The code structure in COMS follows a simple, layered structure following best practice recommendations from Express, Node, and ES6 coding styles. The application has the following discrete layers:
| Layer | Purpose |
|---|---|
| Controller | Contains controller express logic for determining what services to invoke and in what order |
| DB | Contains the direct database table model definitions and typical modification queries |
| Middleware | Contains middleware functions for handling authentication, authorization and feature toggles |
| Routes | Contains defined Express routes for defining the COMS API shape and invokes controllers |
| Services | Contains logic for interacting with either S3 or the Database for specific tasks |
Each layer is designed to focus on one specific aspect of business logic; calls between layers are designed to be deliberate, scoped, and contained so that it is easy to tell at a glance what each piece of code is doing and what it depends on. Down the line we will also be introducing a validation layer which should be situated between the routes and controllers to ensure that incoming network calls are properly formatted before proceeding with execution.
We introduced network pooling for Patroni connections because we noticed that as our volume of traffic started going up, creating and destroying network connections for each transaction was extremely time consuming and costly. While low volumes of traffic are capable of operating without any apparently delay to the user, we started encountering issues scaling up and improving total transaction flow within COMS.
By reusing connections whenever possible, we were able to avoid the TCP/IP 3-way handshake that has to be done on every new connection and instead be able to leverage already existing connections to pipeline traffic and improve general efficiency.
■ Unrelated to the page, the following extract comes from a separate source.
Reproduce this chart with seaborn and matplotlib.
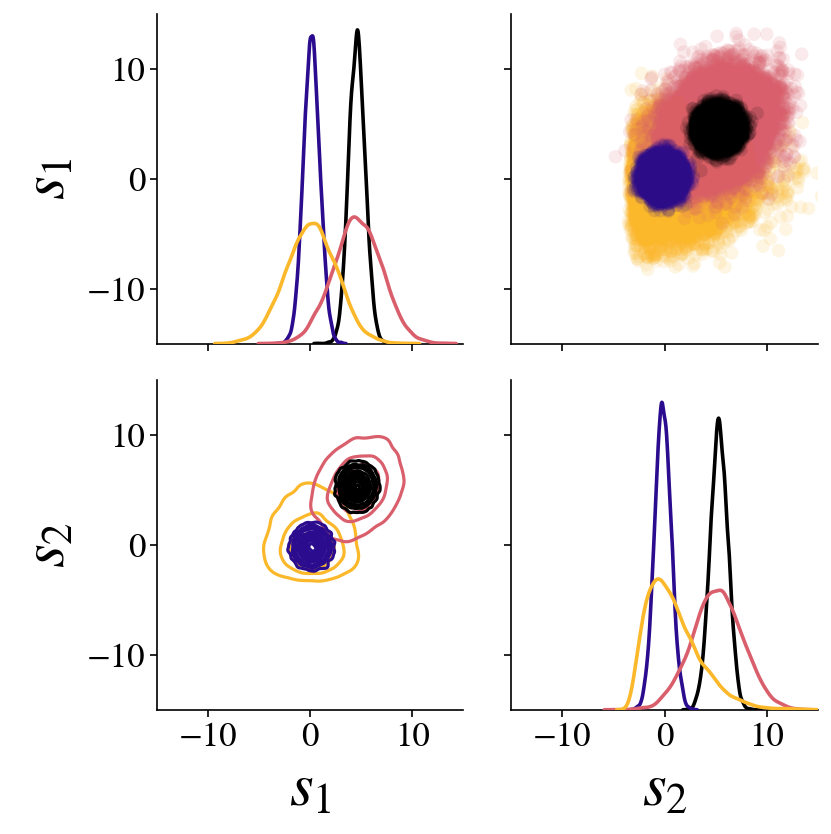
import numpy as np
import pandas as pd
import seaborn as sns
import matplotlib.pyplot as plt

# groups (drawn in this order)
groups = ["yellow", "red", "purple", "black"]
colors = ["#fbb82a", "#d95f6c", "#2c0c8e", "#000000"]
n_points = [14600, 14600, 12000, 12000]

# centres (s1, s2) and spreads (s1, s2) estimated from the diagonal KDEs
means_s1 = [0.1, 4.65, 0.13, 4.6]
means_s2 = [-0.6, 5.2, -0.16, 5.35]
sd_s1 = [2.48, 2.36, 0.81, 0.8]
sd_s2 = [2.5, 2.47, 0.8, 0.86]
corr = [0.0, 0.25, 0.0, 0.0]
skew_s2 = [True, False, False, False]  # yellow s2 rises sharply on the left
gamma_scale = 1.54

# iso-proportion levels for the lower contours
contour_levels = [0.045, 0.12, 0.17, 0.25, 0.35, 0.45, 0.55, 0.65, 0.75, 0.85, 0.95]

rng = np.random.default_rng(11)


def draw_group(i):
    n = n_points[i]
    z1 = rng.standard_normal(n)
    z2 = corr[i] * z1 + np.sqrt(1 - corr[i] ** 2) * rng.standard_normal(n)
    s1 = means_s1[i] + sd_s1[i] * z1
    if skew_s2[i]:
        s2 = means_s2[i] - 2 * gamma_scale + rng.gamma(3.0, gamma_scale, n)
    else:
        s2 = means_s2[i] + sd_s2[i] * z2
    return pd.DataFrame({"s1": s1, "s2": s2, "group": groups[i]})


df = pd.concat([draw_group(i) for i in range(len(groups))], ignore_index=True)
palette = dict(zip(groups, colors))

sns.set_style("ticks")
plt.rcParams["font.family"] = ["STIXGeneral", "DejaVu Serif"]
plt.rcParams["mathtext.fontset"] = "stix"
plt.rcParams["xtick.labelsize"] = 25
plt.rcParams["ytick.labelsize"] = 25
plt.rcParams["axes.linewidth"] = 1.2
for key in ["text.color", "axes.labelcolor", "xtick.color", "ytick.color", "axes.edgecolor"]:
    plt.rcParams[key] = "black"

g = sns.PairGrid(df, vars=["s1", "s2"], hue="group", hue_order=groups,
                 palette=palette, height=4.1, despine=True)
g.map_upper(sns.scatterplot, s=95, alpha=0.13, linewidth=0)
g.map_lower(sns.kdeplot, levels=contour_levels, gridsize=120, linewidths=2.3)
g.map_diag(sns.kdeplot, linewidth=2.6)

for ax in g.axes.flat:
    ax.set_xlim(-15, 15)
    ax.set_ylim(-15, 15)
    ax.set_xticks([-10, 0, 10])
    ax.set_yticks([-10, 0, 10])
    ax.tick_params(length=5, width=1.2)

g.axes[1, 0].set_xlabel("$s_1$", fontsize=44, labelpad=8)
g.axes[1, 1].set_xlabel("$s_2$", fontsize=44, labelpad=8)
g.axes[0, 0].set_ylabel("$s_1$", fontsize=44, labelpad=6)
g.axes[1, 0].set_ylabel("$s_2$", fontsize=44, labelpad=6)

fig = g.figure
fig.set_size_inches(8.31, 8.34)
fig.subplots_adjust(left=0.189, right=0.984, top=0.983, bottom=0.149,
                    wspace=0.157, hspace=0.112)
fig.savefig("out.png", dpi=100)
While this doesn't seem significant, in our testing, when we switched to pooling, we observed up to an almost 3x performance increase in total transaction volume flow.
In order to make sure our application can horizontally scale (run many copies of itself), we had to ensure that all processes in the application are self-contained and atomic. Since we do not have any guarantees of which pod instance would be handling what task at any specific moment, the only thing we can do is to ensure that every unit of work is clearly defined and atomic so that we can prevent situations where there is deadlock, or double executions.
While implementing Horizontal Autoscaling is relatively simple by using a Horizontal Pod Autoscaler construct in OpenShift, we can only take advange of it if the application is able to handle the different types of lifecycles. Based on usage metrics such as CPU and memory load, the HPA can increase or decrease the number of replicas on the platform in order to meet the demand.
We found that in our testing, we were able to reliably scale up to around 17 pods before we began to crash out our Patroni database. While we haven't been able to reliably isolate the cause of this, we suspect that the underlying Postgres database can only handle up to 100 concurrent connections (and is thus ignoring Patroni's max connection limit of 500) or that the database containers are simply running out of memory before being able to handle more connections. As such, this is why we decided to cap our HPA to a maximum of 16 pods at this time.
Our current limiting factor for scaling higher is the ability for our database to support more connections for some reason or another. If we get into the situation where we need to scale past 16 pods, we will need to consider more managed solutions for pooling db connections such as PgBouncer.